Palette constraints remain useful as a computational technique in some search programs, but the site no longer treats any retired palette identity as a cryptographic clue.

What Remains

Null mask + periodic substitution is proven impossible for ANY choice of 24 filler positions at every repeat length from 1 to 23. The algebraic argument depends only on how many filler letters fall in each of the three known-plaintext segments, and every possible split fails. (Repeat lengths 24–26 are too long to be decided either way on a 73-letter text.) If the 73-character model is correct, the cipher operating on the extracted characters must use a non-periodic key: a running key from an unknown source, a bespoke procedural method, or a one-time key.

On 2026-04-08 we ran an adversarial internal audit of the scope of our own testing and reclassified the frontier into “testable now” (bounded, reproducible campaigns we can run), “weakly testable” (requires better detection apparatus, not more compute), and “untestable under current clues” (requires new primary-source evidence). We are aware that classical cipher space is infinite and cannot be literally exhausted; this classification describes the scope of what we have tested under our specific assumptions, not a claim about K4 as a mathematical object. Full audit and record are in the internal status audit (docs/exhaustion_audit_2026_04_08.md in the research repository).

If you have an idea we have not tested, the Submit a Theory page is the direct path. We want to be wrong about anything we have classified as ruled out.

Validation Criteria

A candidate solution is not accepted unless it passes all of the following simultaneously:

Crib score: 24/24
Bean constraints: PASS
Text quality: letter patterns must match normal English (measured by how common its 4-letter sequences are)
Letter frequency: must match the statistical profile of English text
Readability: must produce meaningful English with recognizable words (human review required)

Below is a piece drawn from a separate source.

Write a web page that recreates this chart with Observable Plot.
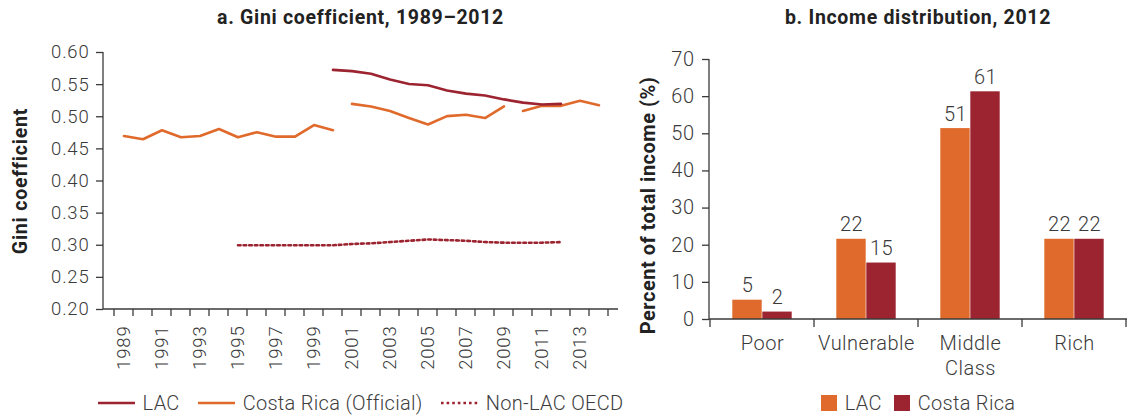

How to Read Claims on This Site

We classify every claim by its evidence strength. When reading results on this site:

Level A: Proven within stated assumptions: Mathematical proof or complete enumeration. Always conditioned on explicit assumptions (e.g., correct cribs, additive key model). If you disagree with the assumptions, the proof does not apply.
Level B: Exhaustively negative within tested scope: Every configuration in a defined parameter space was tested and produced noise. Does not extend to untested variants or multi-layer combinations. “Ruled out within tested scope” means exactly that.
Level C: Descriptive anomaly: A pattern discovered post-hoc (from the data, not predicted in advance). P-values are uncorrected for search breadth unless stated otherwise. Does not prove how K4 was encrypted.
Level D: Hypothesis: A plausible conjecture without quantitative support. Labeled “hypothesis” or “open question.”

All p-values on this site are uncorrected for the project’s full search breadth (~1000 experiments) unless explicitly stated. Over that many tests, individually “significant” results are expected by chance. We document them for transparency, not as proof.

Truth Taxonomy

Every claim in our database is classified by its evidence level:

[PUBLIC FACT]: Verified by reputable public reporting or primary-source statements.
[DERIVED FACT]: Deterministic consequence of public facts, reproducible by a provided command.
[INTERNAL RESULT]: Empirical result from this project. Includes artifact pointers and a reproduction command.
[HYPOTHESIS]: Plausible claim not yet proven. Includes a test plan.

Confidence Tiers

Tier 1: Mathematical Proof: Algebraic proof that the method cannot produce the known plaintext. Permanently valid unless crib positions or ciphertext transcription are wrong.
Tier 2: Exhaustive Search: Every possible configuration was tested under stated assumptions. Solid for the specific model tested, but does not eliminate multi-layer variants.
Tier 3: Partial/Statistical: Sampling-based or incomplete coverage. May warrant re-testing under different assumptions.
Tier 4: Untested: Never properly tested. Fully open.

Reproducibility

Every elimination includes a reproduction command you can run yourself. The entire codebase is open source. Clone the repo, install Python 3.11+, and run any experiment with PYTHONPATH=src.